Paulo de Oliveira Junior
Rafaela Senfft, sou pastor batista. Confesso que por puro preconceito não li o livro e assisti ao filme de tanto uma adolescente me importunar e o assisti somente para criticar e fazer aquela exegese para acabar com o filme. Mas, ao final, salvo algumas coisas que realmente não cremos, a simbologia geral realmente é libertadora.
Deus apresentar-se na figura feminina, ainda mais na única pessoa que lhe acolhia quando as pessoas do sexo masculino que deveriam representar Deus lhe feriram… foi muito bom.

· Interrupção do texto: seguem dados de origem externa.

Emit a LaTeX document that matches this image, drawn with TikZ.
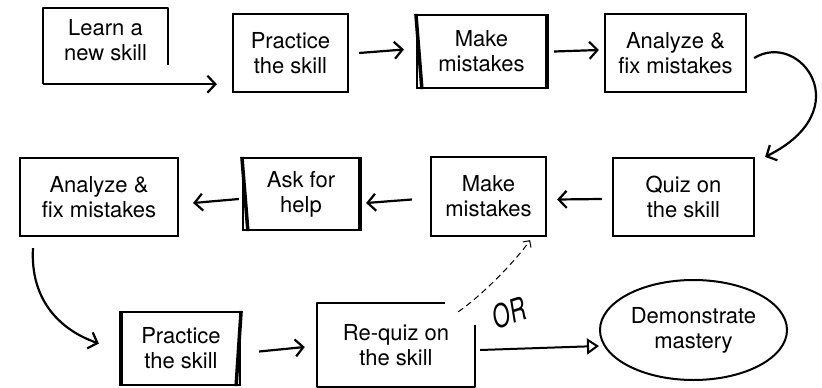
\documentclass[tikz,border=0pt]{standalone}
\usepackage{fontspec}
\setmainfont{TeX Gyre Heros}
\usetikzlibrary{arrows.meta,shapes.geometric}
\newcommand{\skillfont}{\fontsize{22}{25}\selectfont}
\tikzset{
	stepbox/.style={draw, line width=2.2pt, align=center, font=\skillfont, inner sep=0pt},
	plainbox/.style={align=center, font=\skillfont, inner sep=0pt},
	arr/.style={line width=2.2pt, -{Straight Barb[length=8pt,width=17pt]}},
	dasharr/.style={line width=1pt, dash pattern=on 6pt off 4pt, -{Straight Barb[length=5pt,width=10pt]}},
	openarr/.style={line width=2pt, -{Triangle[open,length=12pt,width=16pt]}}
}
\begin{document}
\begin{tikzpicture}[x=1pt, y=-1pt]
		%%%%% START %%%%%
		\useasboundingbox (0, 0) rectangle (822, 388);
		
		% first row
		\node[plainbox, minimum width=125pt, minimum height=76pt] (learn) at (105.5, 46) {};
		\node[plainbox] (learntext) at (105.5, 40) {Learn a\\new skill};
		\node[stepbox, minimum width=115pt, minimum height=78pt] (practice) at (290.5, 53) {Practice\\the skill};
		\node[stepbox, minimum width=129pt, minimum height=73pt] (mistakes) at (481.5, 51.5) {Make\\mistakes};
		\node[stepbox, minimum width=141pt, minimum height=78pt] (analyze) at (675.5, 53) {Analyze \&\\fix mistakes};
		
		% second row
		\node[stepbox, minimum width=141pt, minimum height=78pt] (quiz) at (683.5, 197) {Quiz on\\the skill};
		\node[stepbox, minimum width=115pt, minimum height=79pt] (mistakesb) at (488.5, 196.5) {Make\\mistakes};
		\node[stepbox, minimum width=116pt, minimum height=72pt] (help) at (301, 194) {Ask for\\help};
		\node[stepbox, minimum width=158pt, minimum height=78pt] (analyzeb) at (99, 197) {Analyze \&\\fix mistakes};
		
		% third row
		\node[stepbox, minimum width=118pt, minimum height=73pt] (practiceb) at (181, 348.5) {Practice\\the skill};
		\node[plainbox, minimum width=158pt, minimum height=84pt] (requiz) at (396, 345) {Re-quiz on\\the skill};
		\node[draw, ellipse, line width=2pt, minimum width=187pt, minimum height=100pt, font=\skillfont, align=center, inner sep=0pt] (mastery) at (693.5, 330) {Demonstrate\\mastery};
		\node[font=\fontsize{32}{32}\selectfont\itshape, rotate=18, xscale=0.7, transform shape, inner sep=0pt] (ortext) at (509, 313) {OR};
		
		% heavier sides
		\draw[line width=3.5pt] (mistakes.north west) -- ([xshift=6]mistakes.south west);
		\draw[line width=3.5pt] (mistakes.north east) -- (mistakes.south east);
		\draw[line width=3.5pt] (help.north west) -- ([xshift=6]help.south west);
		\draw[line width=3.5pt] (help.north east) -- (help.south east);
		\draw[line width=3.5pt] (practiceb.north west) -- (practiceb.south west);
		\draw[line width=3.5pt] (practiceb.north east) -- ([xshift=-5]practiceb.south east);
		
		% open outlines
		\draw[line width=2.2pt, line join=round] ([yshift=-57]learn.north east) -- (learn.north east) -- (learn.north west) -- (learn.south west);
		\draw[line width=2.2pt, line join=round] ([xshift=-30]requiz.north east) -- (requiz.north west) -- (requiz.south west) -- (requiz.south east) -- ([yshift=-22]requiz.north east);
		
		% connectors
		\draw[arr] (learn.south west) -- ([xshift=-15]learn.south west -| practice.west);
		\draw[arr] ([xshift=10]practice.east) -- ([xshift=-12,yshift=2]mistakes.west);
		\draw[arr] ([xshift=7]mistakes.east) -- ([xshift=-5,yshift=3]analyze.west);
		\draw[arr] ([xshift=7,yshift=-5]analyze.east) .. controls (800, 30) and (860, 110) .. ([xshift=10]quiz.north east);
		\draw[arr] ([xshift=-10,yshift=-2]quiz.west) -- ([xshift=10,yshift=-3]mistakesb.east);
		\draw[arr] ([xshift=-18,yshift=-3]mistakesb.west) -- ([xshift=6,yshift=-9]help.east);
		\draw[arr] ([xshift=-3,yshift=-5]help.west) -- ([xshift=14,yshift=-6]analyzeb.east);
		\draw[arr] ([xshift=-66,yshift=-11]analyzeb.south) .. controls (30, 300) and (60, 330) .. ([xshift=-22,yshift=5]practiceb.west);
		\draw[arr] ([xshift=18,yshift=-3]practiceb.east) -- ([xshift=-12,yshift=-2]requiz.west);
		\draw[dasharr] ([xshift=-17,yshift=-9]requiz.north east) .. controls (480, 297) and (515, 262) .. ([xshift=-17,yshift=-3]mistakesb.south east);
		\draw[openarr] ([xshift=5,yshift=-5]requiz.east) -- ([yshift=-16]mastery.west);
		
		%%%%% END %%%%%
	\end{tikzpicture}
\end{document}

O Jesus brincalhão, correndo… fantástico.
Concordo com você. Parabéns pela reflexão.
MÁRCIO EVERSON
Parabéns !!! Foi a cegueira da interpretação literal de alguns trechos da Bíblia que levaram os judeus a negarem o messias ! Parabéns pela visão sensível de entender a verdadeira mensagem que estava pro trás das metáforas do filme!
Silmara Batista
Quem determina as vias por onde iremos caminhar? Deus se desfaz daquilo que lhe é próprio para se formatar a cultura? Ou a cultura se desfaz daquilo que lhe é próprio para se formatar a Deus? Quem tem o domínio uma vez que Cristo já se revelou?